What needs to be done:
Include the line with "fig.savefig('out.png', dpi=100)" and every line before it in the entries below, echoed exactly, but not the pictures.

Record set:
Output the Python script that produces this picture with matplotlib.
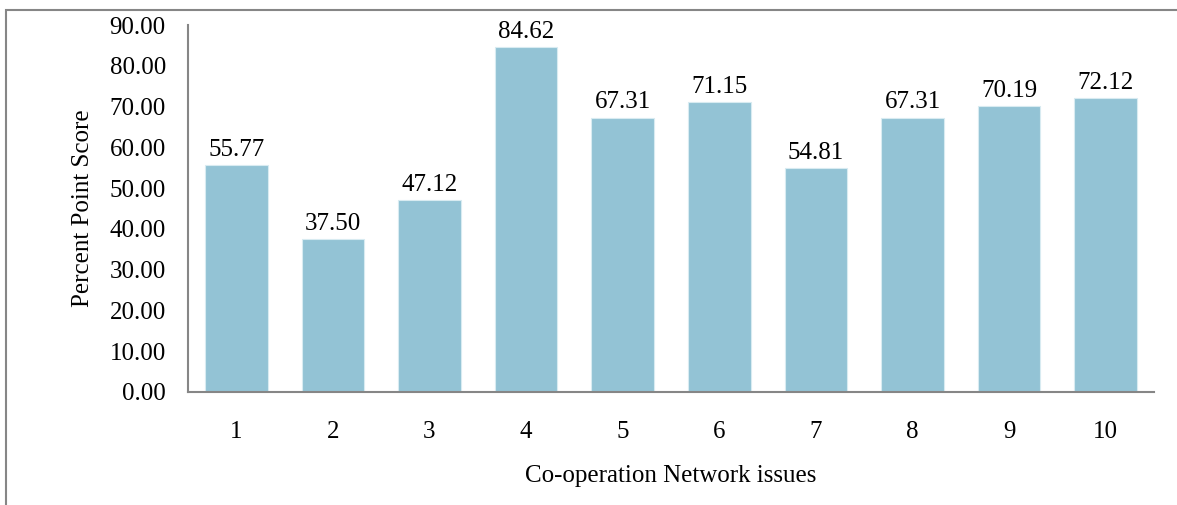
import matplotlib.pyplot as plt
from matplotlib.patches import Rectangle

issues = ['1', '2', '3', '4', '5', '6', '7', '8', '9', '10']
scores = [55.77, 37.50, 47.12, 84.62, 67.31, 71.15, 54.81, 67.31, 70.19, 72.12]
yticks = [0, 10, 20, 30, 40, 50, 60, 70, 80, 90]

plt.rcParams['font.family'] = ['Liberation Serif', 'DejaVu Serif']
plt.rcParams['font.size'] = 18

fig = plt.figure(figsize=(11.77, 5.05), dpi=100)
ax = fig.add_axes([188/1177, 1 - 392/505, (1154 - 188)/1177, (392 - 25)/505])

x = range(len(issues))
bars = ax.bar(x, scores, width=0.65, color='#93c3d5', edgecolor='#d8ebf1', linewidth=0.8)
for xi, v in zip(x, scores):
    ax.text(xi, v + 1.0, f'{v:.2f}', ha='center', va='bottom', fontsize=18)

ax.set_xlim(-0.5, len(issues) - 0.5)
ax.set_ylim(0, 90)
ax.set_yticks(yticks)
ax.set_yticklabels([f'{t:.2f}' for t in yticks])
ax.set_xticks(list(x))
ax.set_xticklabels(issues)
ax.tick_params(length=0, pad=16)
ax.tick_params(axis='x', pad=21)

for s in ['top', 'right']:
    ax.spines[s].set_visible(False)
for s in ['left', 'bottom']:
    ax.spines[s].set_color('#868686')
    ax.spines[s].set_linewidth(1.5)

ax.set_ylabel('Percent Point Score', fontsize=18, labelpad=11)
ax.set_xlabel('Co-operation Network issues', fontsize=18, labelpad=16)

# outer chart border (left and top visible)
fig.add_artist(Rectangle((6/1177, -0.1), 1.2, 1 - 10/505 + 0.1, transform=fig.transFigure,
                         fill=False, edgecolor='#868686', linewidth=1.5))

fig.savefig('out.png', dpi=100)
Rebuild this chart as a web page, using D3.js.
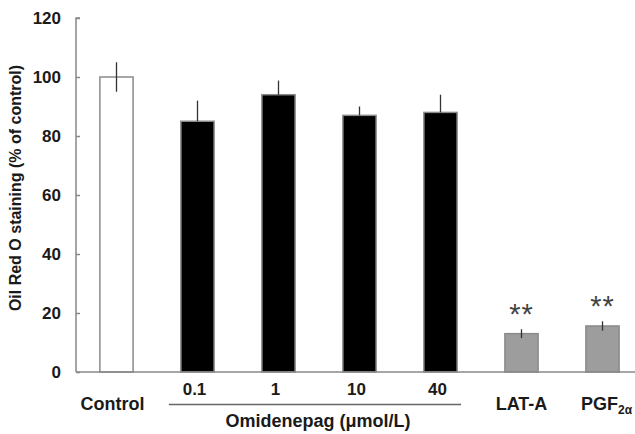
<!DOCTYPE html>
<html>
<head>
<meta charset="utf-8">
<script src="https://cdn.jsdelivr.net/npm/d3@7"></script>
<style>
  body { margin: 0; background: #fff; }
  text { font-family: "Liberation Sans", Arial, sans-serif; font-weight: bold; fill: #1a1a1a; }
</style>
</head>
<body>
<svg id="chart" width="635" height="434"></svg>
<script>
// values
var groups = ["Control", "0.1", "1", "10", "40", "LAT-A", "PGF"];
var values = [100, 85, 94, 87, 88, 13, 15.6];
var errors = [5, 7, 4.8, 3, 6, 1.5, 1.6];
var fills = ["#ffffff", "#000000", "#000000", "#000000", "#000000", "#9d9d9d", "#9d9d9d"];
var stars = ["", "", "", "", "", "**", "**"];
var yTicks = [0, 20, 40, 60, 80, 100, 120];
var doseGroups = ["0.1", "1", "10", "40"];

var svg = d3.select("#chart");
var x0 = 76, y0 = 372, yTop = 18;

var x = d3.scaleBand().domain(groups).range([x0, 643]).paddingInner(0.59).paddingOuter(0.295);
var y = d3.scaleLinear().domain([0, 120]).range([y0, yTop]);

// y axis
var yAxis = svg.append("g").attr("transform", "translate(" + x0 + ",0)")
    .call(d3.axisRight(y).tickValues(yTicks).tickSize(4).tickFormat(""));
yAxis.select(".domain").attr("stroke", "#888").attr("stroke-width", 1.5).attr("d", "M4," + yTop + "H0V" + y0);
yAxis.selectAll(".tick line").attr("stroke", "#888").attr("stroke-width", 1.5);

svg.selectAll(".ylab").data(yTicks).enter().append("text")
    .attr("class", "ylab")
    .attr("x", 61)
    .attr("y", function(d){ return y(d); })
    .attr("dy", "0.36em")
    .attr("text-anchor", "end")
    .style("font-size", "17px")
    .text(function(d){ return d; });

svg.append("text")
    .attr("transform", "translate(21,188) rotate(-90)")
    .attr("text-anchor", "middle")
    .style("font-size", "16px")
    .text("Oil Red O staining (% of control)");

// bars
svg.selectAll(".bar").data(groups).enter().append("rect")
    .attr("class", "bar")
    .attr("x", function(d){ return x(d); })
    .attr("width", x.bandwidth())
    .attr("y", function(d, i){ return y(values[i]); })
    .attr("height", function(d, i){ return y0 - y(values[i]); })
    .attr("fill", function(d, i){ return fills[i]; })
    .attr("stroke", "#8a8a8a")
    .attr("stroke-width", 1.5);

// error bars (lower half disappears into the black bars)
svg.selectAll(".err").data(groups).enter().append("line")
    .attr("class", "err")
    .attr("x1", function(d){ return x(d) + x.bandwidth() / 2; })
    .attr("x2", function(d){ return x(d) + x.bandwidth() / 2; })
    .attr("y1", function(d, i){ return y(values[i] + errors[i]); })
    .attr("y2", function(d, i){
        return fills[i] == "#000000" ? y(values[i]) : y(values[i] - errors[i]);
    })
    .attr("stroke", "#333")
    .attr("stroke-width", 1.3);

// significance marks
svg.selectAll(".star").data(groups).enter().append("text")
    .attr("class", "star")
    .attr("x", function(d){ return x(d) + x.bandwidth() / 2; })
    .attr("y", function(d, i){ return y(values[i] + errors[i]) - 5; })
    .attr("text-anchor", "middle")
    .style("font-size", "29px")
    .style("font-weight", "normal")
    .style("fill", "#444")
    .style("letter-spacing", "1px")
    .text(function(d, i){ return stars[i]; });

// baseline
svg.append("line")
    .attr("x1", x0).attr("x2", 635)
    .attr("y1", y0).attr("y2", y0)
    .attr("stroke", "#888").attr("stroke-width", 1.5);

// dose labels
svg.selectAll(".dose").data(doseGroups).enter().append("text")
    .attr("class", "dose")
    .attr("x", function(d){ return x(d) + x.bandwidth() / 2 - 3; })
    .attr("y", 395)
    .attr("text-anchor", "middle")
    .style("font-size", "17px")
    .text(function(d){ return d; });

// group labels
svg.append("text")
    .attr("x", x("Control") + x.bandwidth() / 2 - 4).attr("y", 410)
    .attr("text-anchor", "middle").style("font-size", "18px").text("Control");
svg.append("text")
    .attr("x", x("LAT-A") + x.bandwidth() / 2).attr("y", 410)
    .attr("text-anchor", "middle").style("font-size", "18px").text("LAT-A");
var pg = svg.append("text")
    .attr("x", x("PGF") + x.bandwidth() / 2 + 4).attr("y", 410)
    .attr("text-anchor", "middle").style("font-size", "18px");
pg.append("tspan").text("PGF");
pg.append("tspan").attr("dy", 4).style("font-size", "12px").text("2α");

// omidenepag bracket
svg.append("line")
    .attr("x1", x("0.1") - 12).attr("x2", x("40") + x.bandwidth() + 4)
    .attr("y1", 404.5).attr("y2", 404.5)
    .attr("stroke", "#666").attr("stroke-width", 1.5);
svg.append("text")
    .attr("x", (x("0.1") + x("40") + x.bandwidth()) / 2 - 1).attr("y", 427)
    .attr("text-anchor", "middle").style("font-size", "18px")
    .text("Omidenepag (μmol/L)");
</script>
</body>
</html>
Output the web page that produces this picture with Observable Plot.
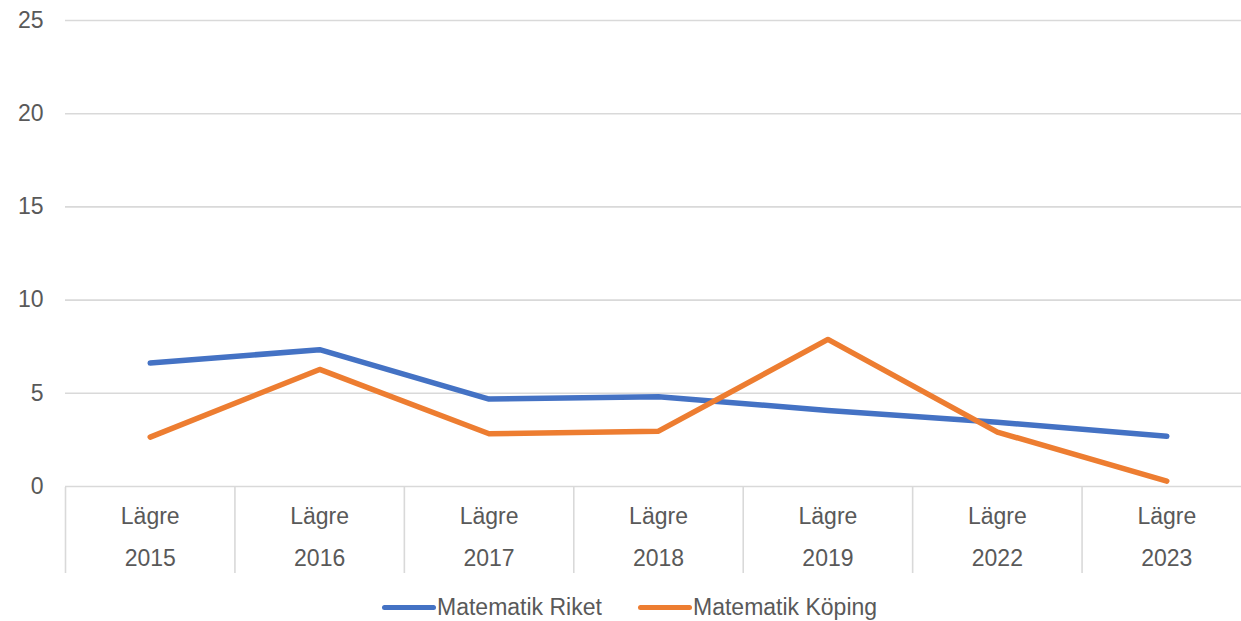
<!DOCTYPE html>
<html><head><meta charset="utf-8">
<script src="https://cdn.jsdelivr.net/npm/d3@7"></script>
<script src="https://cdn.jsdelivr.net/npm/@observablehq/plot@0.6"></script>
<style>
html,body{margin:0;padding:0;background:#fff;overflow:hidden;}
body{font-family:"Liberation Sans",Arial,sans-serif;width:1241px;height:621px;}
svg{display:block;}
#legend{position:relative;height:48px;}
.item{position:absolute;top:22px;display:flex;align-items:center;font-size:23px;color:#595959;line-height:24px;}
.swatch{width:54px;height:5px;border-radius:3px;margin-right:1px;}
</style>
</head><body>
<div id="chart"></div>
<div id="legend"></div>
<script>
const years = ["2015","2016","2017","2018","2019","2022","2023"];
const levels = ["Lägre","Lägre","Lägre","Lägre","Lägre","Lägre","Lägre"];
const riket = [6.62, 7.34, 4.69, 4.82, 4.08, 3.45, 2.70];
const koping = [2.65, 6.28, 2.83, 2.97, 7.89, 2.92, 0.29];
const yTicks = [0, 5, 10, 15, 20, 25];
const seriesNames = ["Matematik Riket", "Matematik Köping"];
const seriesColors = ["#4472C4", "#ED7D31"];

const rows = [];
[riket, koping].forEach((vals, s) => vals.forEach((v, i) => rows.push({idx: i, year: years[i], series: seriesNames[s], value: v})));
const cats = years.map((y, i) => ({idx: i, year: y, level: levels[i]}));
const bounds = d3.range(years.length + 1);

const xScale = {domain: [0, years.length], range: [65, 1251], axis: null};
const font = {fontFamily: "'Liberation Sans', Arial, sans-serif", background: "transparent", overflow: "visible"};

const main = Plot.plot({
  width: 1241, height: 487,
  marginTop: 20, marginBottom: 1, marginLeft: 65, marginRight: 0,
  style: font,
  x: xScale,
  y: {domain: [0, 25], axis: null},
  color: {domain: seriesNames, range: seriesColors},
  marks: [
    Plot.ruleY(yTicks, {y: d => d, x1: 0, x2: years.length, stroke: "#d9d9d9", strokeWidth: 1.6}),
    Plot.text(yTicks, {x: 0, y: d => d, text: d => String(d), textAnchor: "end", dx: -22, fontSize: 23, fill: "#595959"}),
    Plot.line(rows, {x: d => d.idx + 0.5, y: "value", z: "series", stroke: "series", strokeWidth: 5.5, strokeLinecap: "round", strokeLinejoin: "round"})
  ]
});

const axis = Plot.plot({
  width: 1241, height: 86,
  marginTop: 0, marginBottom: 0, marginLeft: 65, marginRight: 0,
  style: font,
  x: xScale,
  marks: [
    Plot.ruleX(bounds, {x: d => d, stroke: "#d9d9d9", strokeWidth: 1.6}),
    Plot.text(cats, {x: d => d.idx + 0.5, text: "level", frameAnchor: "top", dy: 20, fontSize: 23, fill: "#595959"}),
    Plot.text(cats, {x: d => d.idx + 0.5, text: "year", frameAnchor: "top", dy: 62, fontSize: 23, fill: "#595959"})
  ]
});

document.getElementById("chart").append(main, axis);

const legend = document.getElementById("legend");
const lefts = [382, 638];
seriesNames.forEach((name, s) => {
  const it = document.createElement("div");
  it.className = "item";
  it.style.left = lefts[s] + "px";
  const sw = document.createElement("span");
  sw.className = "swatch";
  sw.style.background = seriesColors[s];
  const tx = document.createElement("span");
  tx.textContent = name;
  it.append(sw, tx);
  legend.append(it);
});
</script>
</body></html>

Written solution:
Output the Python script that produces this picture with matplotlib.
import matplotlib.pyplot as plt
from matplotlib.patches import Rectangle

issues = ['1', '2', '3', '4', '5', '6', '7', '8', '9', '10']
scores = [55.77, 37.50, 47.12, 84.62, 67.31, 71.15, 54.81, 67.31, 70.19, 72.12]
yticks = [0, 10, 20, 30, 40, 50, 60, 70, 80, 90]

plt.rcParams['font.family'] = ['Liberation Serif', 'DejaVu Serif']
plt.rcParams['font.size'] = 18

fig = plt.figure(figsize=(11.77, 5.05), dpi=100)
ax = fig.add_axes([188/1177, 1 - 392/505, (1154 - 188)/1177, (392 - 25)/505])

x = range(len(issues))
bars = ax.bar(x, scores, width=0.65, color='#93c3d5', edgecolor='#d8ebf1', linewidth=0.8)
for xi, v in zip(x, scores):
    ax.text(xi, v + 1.0, f'{v:.2f}', ha='center', va='bottom', fontsize=18)

ax.set_xlim(-0.5, len(issues) - 0.5)
ax.set_ylim(0, 90)
ax.set_yticks(yticks)
ax.set_yticklabels([f'{t:.2f}' for t in yticks])
ax.set_xticks(list(x))
ax.set_xticklabels(issues)
ax.tick_params(length=0, pad=16)
ax.tick_params(axis='x', pad=21)

for s in ['top', 'right']:
    ax.spines[s].set_visible(False)
for s in ['left', 'bottom']:
    ax.spines[s].set_color('#868686')
    ax.spines[s].set_linewidth(1.5)

ax.set_ylabel('Percent Point Score', fontsize=18, labelpad=11)
ax.set_xlabel('Co-operation Network issues', fontsize=18, labelpad=16)

# outer chart border (left and top visible)
fig.add_artist(Rectangle((6/1177, -0.1), 1.2, 1 - 10/505 + 0.1, transform=fig.transFigure,
                         fill=False, edgecolor='#868686', linewidth=1.5))

fig.savefig('out.png', dpi=100)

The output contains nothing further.